A dominant power loses a critical trade route, and capital, allies, and credibility shift fast toward whoever wins.

He compared that scenario to the 1956 Suez Canal Crisis, the moment widely regarded as ending British global power.

Prediction Markets Are Pricing A Long Standoff

“In war, one's ability to withstand pain is even more important than one's ability to inflict pain,” Dalio says.

On Polymarket, the U.S.-Iran ceasefire market gives a 57% chance of a deal by June 30 and 71% by year-end, on over $19 million in volume.

Traders give only a 26% chance the U.S. escorts a commercial ship through the strait by March 31.

A contract on traffic returning to normal by the end of April sits at 26%.

Dalio says that Iran’s strategy is to drag the war out, knowing Americans have limited tolerance for prolonged conflict and high gas prices.

He was blunt about diplomacy: agreements, he wrote, are “worthless,” and whatever comes next is “likely to be the worst phase of the conflict.”
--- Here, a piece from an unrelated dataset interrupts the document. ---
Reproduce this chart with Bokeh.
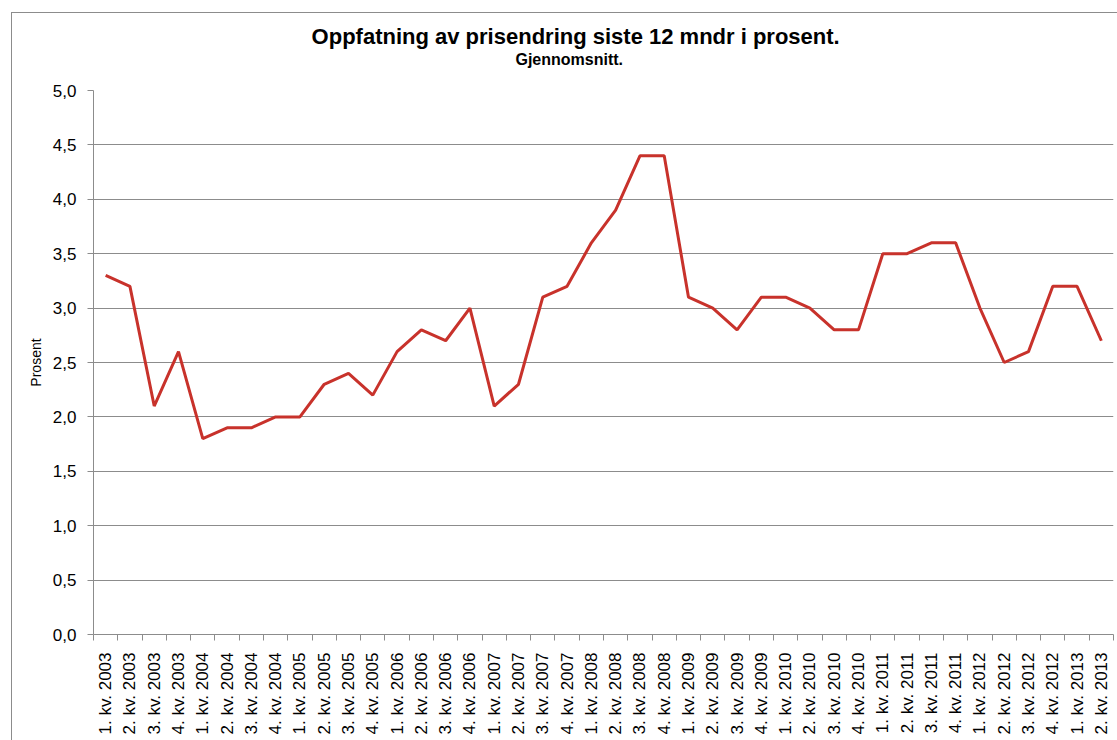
from bokeh.plotting import figure
from bokeh.layouts import column
from bokeh.models import (Range1d, FixedTicker, CustomJSTickFormatter,
                          ColumnDataSource, InlineStyleSheet)
from bokeh.core.properties import value
from bokeh.embed import file_html
from bokeh.resources import INLINE
import math

categories = [
    "1. kv. 2003", "2. kv. 2003", "3. kv. 2003", "4. kv. 2003",
    "1. kv. 2004", "2. kv. 2004", "3. kv. 2004", "4. kv. 2004",
    "1. kv. 2005", "2. kv. 2005", "3. kv. 2005", "4. kv. 2005",
    "1. kv. 2006", "2. kv. 2006", "3. kv. 2006", "4. kv. 2006",
    "1. kv. 2007", "2. kv. 2007", "3. kv. 2007", "4. kv. 2007",
    "1. kv. 2008", "2. kv. 2008", "3. kv. 2008", "4. kv. 2008",
    "1. kv. 2009", "2. kv. 2009", "3. kv. 2009", "4. kv. 2009",
    "1. kv. 2010", "2. kv. 2010", "3. kv. 2010", "4. kv. 2010",
    "1. kv. 2011", "2. kv. 2011", "3. kv. 2011", "4. kv. 2011",
    "1. kv. 2012", "2. kv. 2012", "3. kv. 2012", "4. kv. 2012",
    "1. kv. 2013", "2. kv. 2013",
]
values = [
    3.3, 3.2, 2.1, 2.6,
    1.8, 1.9, 1.9, 2.0,
    2.0, 2.3, 2.4, 2.2,
    2.6, 2.8, 2.7, 3.0,
    2.1, 2.3, 3.1, 3.2,
    3.6, 3.9, 4.4, 4.4,
    3.1, 3.0, 2.8, 3.1,
    3.1, 3.0, 2.8, 2.8,
    3.5, 3.5, 3.6, 3.6,
    3.0, 2.5, 2.6, 3.2,
    3.2, 2.7,
]
y_ticks = [0.0, 0.5, 1.0, 1.5, 2.0, 2.5, 3.0, 3.5, 4.0, 4.5, 5.0]

title_text = "Oppfatning av prisendring siste 12 mndr i prosent."
subtitle_text = "Gjennomsnitt."
y_label = "Prosent"

n = len(categories)
centers = [i + 0.5 for i in range(n)]
bounds = [float(i) for i in range(n + 1)]

FONT = "Liberation Sans"
GRID = "#8c8c8c"
W = 1117
TOP_H = 78

# ---- title strip (pixel coordinate frame, no axes) ----
t = figure(width=W, height=TOP_H, output_backend="svg", toolbar_location=None,
           x_range=Range1d(0, W), y_range=Range1d(TOP_H, 0),
           x_axis_location=None, y_axis_location=None,
           min_border=0, title=None)
t.grid.visible = False
t.outline_line_color = None
t.background_fill_color = "white"
t.border_fill_color = "white"
t.text(x=[528], y=[36], text=[title_text], text_align="center",
       text_baseline="middle", text_font=value(FONT), text_font_size="22px",
       text_font_style="bold", text_color="#000000")
t.text(x=[521], y=[59], text=[subtitle_text], text_align="center",
       text_baseline="middle", text_font=value(FONT), text_font_size="16px",
       text_font_style="bold", text_color="#000000")
t.stylesheets = [InlineStyleSheet(css="""
:host { position: relative; }
:host::after {
  content: ""; position: absolute; left: 11px; top: 12px;
  width: 1106px; height: 66px; box-sizing: border-box;
  border-left: 1.5px solid #8c8c8c; border-top: 1.5px solid #8c8c8c;
  pointer-events: none;
}
""")]

# ---- main chart ----
p = figure(width=W, height=740 - TOP_H, output_backend="svg", toolbar_location=None,
           x_range=Range1d(0, n), y_range=Range1d(0, 5),
           min_border_left=93, min_border_right=4, min_border_top=12,
           min_border_bottom=106, title=None)

src = ColumnDataSource(dict(x=centers, y=values, cat=categories))
p.line("x", "y", source=src, line_color="#c8322b", line_width=3)

p.outline_line_color = None
p.background_fill_color = "white"
p.border_fill_color = "white"

xa = p.xaxis[0]
xa.ticker = FixedTicker(ticks=centers, minor_ticks=bounds)
xa.major_label_overrides = {c: lab for c, lab in zip(centers, categories)}
xa.major_label_orientation = math.pi / 2
xa.major_tick_line_color = None
xa.minor_tick_line_color = GRID
xa.minor_tick_out = 6
xa.minor_tick_in = 0
xa.axis_line_color = GRID
xa.major_label_text_font = FONT
xa.major_label_text_font_size = "17px"
xa.major_label_text_color = "#000000"
xa.major_label_standoff = 12

ya = p.yaxis[0]
ya.ticker = FixedTicker(ticks=y_ticks, minor_ticks=[])
ya.formatter = CustomJSTickFormatter(code="return tick.toFixed(1).replace('.', ',');")
ya.axis_line_color = GRID
ya.major_tick_line_color = GRID
ya.major_tick_out = 6
ya.major_tick_in = 0
ya.minor_tick_line_color = None
ya.major_label_text_font = FONT
ya.major_label_text_font_size = "17px"
ya.major_label_text_color = "#000000"
ya.major_label_standoff = 11
ya.axis_label = y_label
ya.axis_label_text_font = FONT
ya.axis_label_text_font_size = "14px"
ya.axis_label_text_font_style = "normal"
ya.axis_label_text_color = "#000000"
ya.axis_label_standoff = 6

p.xgrid.grid_line_color = None
p.ygrid.grid_line_color = GRID
p.ygrid.ticker = FixedTicker(ticks=y_ticks)

p.stylesheets = [InlineStyleSheet(css="""
:host { position: relative; }
:host::after {
  content: ""; position: absolute; left: 11px; top: 0px;
  width: 10px; height: 662px; box-sizing: border-box;
  border-left: 1.5px solid #8c8c8c;
  pointer-events: none;
}
""")]

layout = column(t, p, spacing=0)
open("out.html", "w").write(file_html(layout, INLINE))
Gold, The Dollar, And What Dalio Is Really Watching

Dalio specifically flagged U.S. debt, the dollar, and gold as the assets to watch.

He warned that when a dominant power reveals financial and military weakness simultaneously, creditors flee, reserve currency status erodes, and gold outperforms.

He has previously argued that gold is the only reserve asset not dependent on someone else’s promise.

The SPDR Gold Trust (NYSE:GLD), trading around $460, has returned approximately 70% over the past 12 months.

The United States Oil Fund (NYSE:USO) offers the most direct ETF exposure to crude, which Bank of America now expects to average $77.50 for 2026 after raising its Brent forecast and hiking price targets following the Hormuz disruption.

If Dalio’s thesis plays out and the strait remains contested, both gold and oil may have further room to run.